> [Description of the task]
Pick out all lines with the word "this" from the records that follow.

> [Given entries]
## Start
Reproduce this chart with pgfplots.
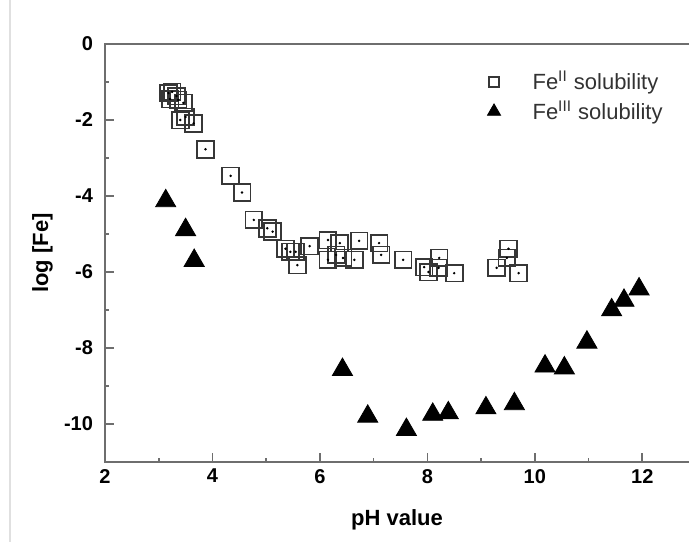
\documentclass[border=0pt]{standalone}
\usepackage{fontspec}
\setmainfont{Liberation Sans}
\usepackage{pgfplots}
\usepackage{pgfplotstable}
\pgfplotsset{compat=1.18}

\definecolor{axisgray}{RGB}{110,110,110}
\definecolor{sqedge}{RGB}{55,55,55}
\definecolor{legtext}{RGB}{50,50,50}

\pgfplotsset{widemark legend/.style={legend image code/.code={%
  \draw[##1] plot coordinates {(0cm,0cm)}; \path (-0.2cm,0cm) (0.6cm,0cm);}}}

% Fe(II) solubility, open squares
\pgfplotstableread{
ph logfe
3.18 -1.29
3.25 -1.26
3.21 -1.45
3.33 -1.37
3.36 -1.47
3.46 -1.55
3.40 -2.00
3.50 -1.92
3.65 -2.09
3.87 -2.77
4.34 -3.47
4.55 -3.91
4.77 -4.63
5.02 -4.85
5.12 -4.94
5.36 -5.39
5.45 -5.47
5.55 -5.47
5.58 -5.82
5.81 -5.32
6.15 -5.16
6.37 -5.24
6.15 -5.68
6.30 -5.55
6.43 -5.63
6.73 -5.18
6.64 -5.68
7.10 -5.24
7.14 -5.55
7.55 -5.68
8.22 -5.63
8.21 -5.89
7.94 -5.87
8.02 -6.00
8.50 -6.03
9.51 -5.39
9.48 -5.63
9.29 -5.89
9.70 -6.03
}\feii

% Fe(III) solubility, filled triangles
\pgfplotstableread{
ph logfe
3.13 -4.13
3.50 -4.89
3.66 -5.70
6.42 -8.57
6.89 -9.80
7.61 -10.15
8.10 -9.75
8.39 -9.71
9.09 -9.58
9.62 -9.47
10.19 -8.48
10.55 -8.53
10.97 -7.85
11.43 -7.00
11.66 -6.75
11.94 -6.45
}\feiii

\begin{document}
\begin{tikzpicture}
\begin{axis}[
  name=ax,
  scale only axis, width=292pt, height=209pt,
  xmin=2, xmax=12.87, ymin=-11, ymax=0,
  axis line style={draw=none},
  tick pos=left, tick align=inside,
  xtick={2,4,6,8,10,12}, xticklabels={2,4,6,8,10,12},
  ytick={-10,-8,-6,-4,-2,0}, yticklabels={-10,-8,-6,-4,-2,0},
  minor x tick num=1, minor y tick num=1,
  major tick length=4.5pt, minor tick length=2pt,
  every tick/.append style={axisgray, line width=0.8pt},
  tick label style={font=\fontsize{10}{12}\selectfont\bfseries},
  yticklabel style={xshift=-2.5pt},
  xlabel={pH value}, ylabel={log [Fe]},
  label style={font=\fontsize{11}{13}\selectfont\bfseries},
  xlabel style={at={(axis description cs:0.5,-0.139)}, anchor=center},
  ylabel style={at={(axis description cs:-0.107,0.5)}, anchor=center},
  legend cell align=left,
  legend style={at={(axis description cs:0.635,0.955)}, anchor=north west,
    draw=none, fill=none, text=legtext,
    font=\fontsize{11}{13}\selectfont, row sep=0pt},
]
\addplot[only marks, mark=square, mark size=4.2pt,
  mark options={draw=sqedge, line width=0.9pt, fill=none}, forget plot] table {\feii};
\addplot[only marks, mark=*, mark size=0.4pt,
  mark options={draw=none, fill=sqedge}, forget plot] table {\feii};
\addplot[only marks, mark=triangle*, mark size=5.8pt,
  mark options={fill=black, draw=black}, forget plot] table {\feiii};

\addlegendimage{only marks, mark=square, mark size=2.5pt,
  mark options={draw=sqedge, line width=0.7pt, fill=none}, widemark legend}
\addlegendentry{Fe\textsuperscript{II} solubility}
\addlegendimage{only marks, mark=triangle*, mark size=3.8pt,
  mark options={fill=black, draw=black}, widemark legend}
\addlegendentry{Fe\textsuperscript{III} solubility}
\end{axis}
% frame: top, left and bottom (right side is cut off in the original)
\draw[axisgray, line width=1.1pt] (ax.north east) -- (ax.north west) -- (ax.south west) -- (ax.south east);
\draw[black!12, line width=1pt] ([xshift=-47.5pt,yshift=-40pt]ax.south west) -- ([xshift=-47.5pt,yshift=22pt]ax.north west);
\pgfresetboundingbox
\path ([shift={(-52.5pt,-40pt)}]ax.south west) rectangle ([shift={(0pt,22pt)}]ax.north east);
\end{tikzpicture}
\end{document}
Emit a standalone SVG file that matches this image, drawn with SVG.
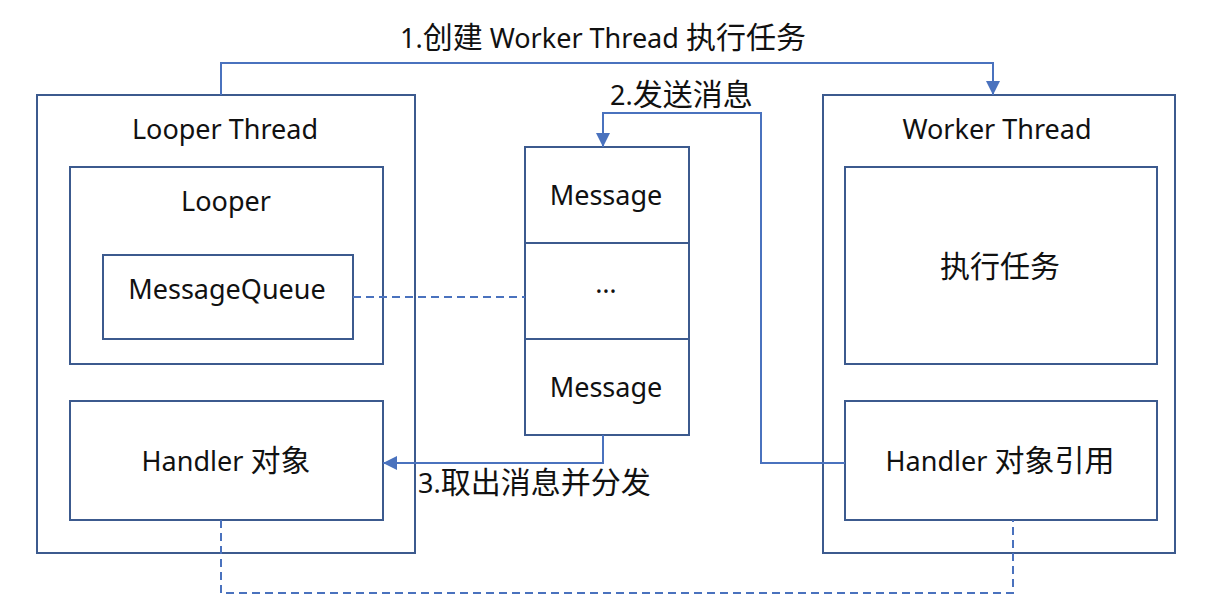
<svg xmlns="http://www.w3.org/2000/svg" width="1210" height="616" viewBox="0 0 1210 616">
<defs>
<style>
.box{fill:#fff;stroke:#3c5a8e;stroke-width:2}
.line{fill:none;stroke:#4a72be;stroke-width:2}
.dash{fill:none;stroke:#4a72be;stroke-width:2;stroke-dasharray:8 5}
text{font-family:"Noto Sans","Noto Sans CJK SC",sans-serif;font-size:27px;fill:#111}
.k{font-size:30px}
.c{text-anchor:middle}
</style>
<marker id="ah" viewBox="0 0 10 10" refX="10" refY="5" markerWidth="14" markerHeight="14" markerUnits="userSpaceOnUse" orient="auto">
<path d="M0,0 L10,5 L0,10 z" fill="#4a72be"/>
</marker>
</defs>
<rect width="1210" height="616" fill="#fff"/>
<g id="looper-thread">
<rect class="box" x="37" y="95" width="378" height="458"/>
<text class="c" x="225" y="139">Looper Thread</text>
</g>
<g id="looper">
<rect class="box" x="70" y="167" width="313" height="197"/>
<text class="c" x="226" y="211">Looper</text>
</g>
<g id="message-queue">
<rect class="box" x="103" y="255" width="250" height="84"/>
<text class="c" x="227" y="299">MessageQueue</text>
</g>
<g id="handler">
<rect class="box" x="70" y="401" width="313" height="119"/>
<text class="c" x="226" y="471">Handler <tspan class="k">对象</tspan></text>
</g>
<g id="messages">
<rect class="box" x="525" y="147" width="164" height="96"/>
<text class="c" x="606" y="205">Message</text>
<rect class="box" x="525" y="243" width="164" height="96"/>
<text class="c" x="606" y="293">…</text>
<rect class="box" x="525" y="339" width="164" height="96"/>
<text class="c" x="606" y="397">Message</text>
</g>
<g id="worker-thread">
<rect class="box" x="823" y="95" width="352" height="458"/>
<text class="c" x="997" y="139">Worker Thread</text>
</g>
<g id="task">
<rect class="box" x="845" y="167" width="312" height="197"/>
<text class="c k" x="1000" y="277">执行任务</text>
</g>
<g id="handler-ref">
<rect class="box" x="845" y="401" width="312" height="119"/>
<text class="c" x="1000" y="471">Handler <tspan class="k">对象引用</tspan></text>
</g>
<g id="connectors">
<path class="line" d="M221,95 V63 H993 V95" marker-end="url(#ah)"/>
<path class="line" d="M845,463 H761 V113 H603 V147" marker-end="url(#ah)"/>
<path class="line" d="M603,435 V463 H383" marker-end="url(#ah)"/>
<path class="dash" d="M353,297 H525"/>
<path class="dash" d="M221,520 V593 H1013 V520"/>
<text x="400" y="48">1.<tspan class="k">创建</tspan> Worker Thread <tspan class="k">执行任务</tspan></text>
<text x="610" y="105">2.<tspan class="k">发送消息</tspan></text>
<text x="418" y="493">3.<tspan class="k">取出消息并分发</tspan></text>
</g>
</svg>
## End
> [Solved problem]
Reproduce this chart with pgfplots.
Emit a standalone SVG file that matches this image, drawn with SVG.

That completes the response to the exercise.